Jan Siegel,
The Dragon Charmer
(Del Rey, 2002)

In this sequel to Prospero's Children, Fern Capel is 12 years older and about to get married to a man nearly 20 years her senior. She has banished all that is supernatural from her consciousness, once again keeping her life orderly and organized. She should know better.

Fern's fiance insists that they be married at Yarrowdale, the house that was the locus for Fern's previous Atlantean adventures. She is not happy about this, but she returns with her best friend Gaynor and sets about the wedding preparations with typical determination. But strange things begin to happen: a gray-skinned professor reaches from a television screen towards Gaynor, a huge owl beats at the windows, mirrors reveal frightening visions. Everything points to the return of the powerful Asmodel.

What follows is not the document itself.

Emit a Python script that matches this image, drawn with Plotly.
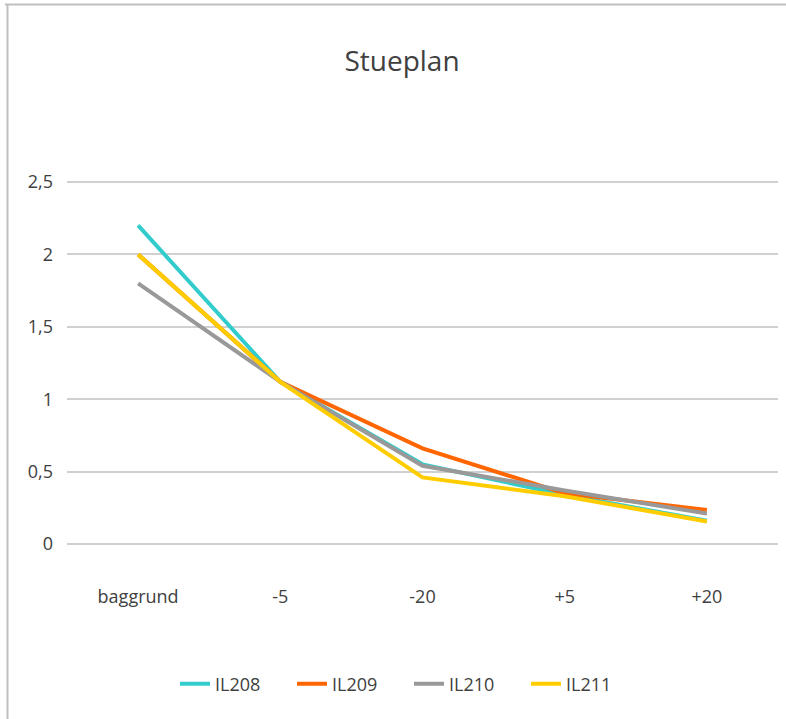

When Fern carelessly uses Asmodel's name on the night before her wedding, she opens the way for him to make a power grab. As a result, Fern's spirit exits her body, leaving it comatose. Gaynor and Fern's brother Will look for a way to restore her, and walk straight into a trap.

Fern's spirit begins an involuntary apprenticeship with two witches, Morgus and Sisselore, under the roots of a tree that bears the heads of the dead as its strange fruit. Morgus seeks one of these in particular, the head of a dragon charmer, in order to learn to control the last dragon in the world.

Jan Siegel writes with a bold hand, claiming mythology and legend and making it her own. Her characters are credible and well-realized. The plot is well-infused with the consequences of realistic foibles as well as with humor, and it is well-paced, increasing in tension and suspense until the dramatic conclusion. There is less of the exotic in The Dragon Charmer as the Atlantean elements are less dominant. While the book stands alone well from Prospero's Children, reading the first book enhances the second.

Seigel has made a permanent mark on the landscape of modern fantasy, and I look forward to more from this very talented writer.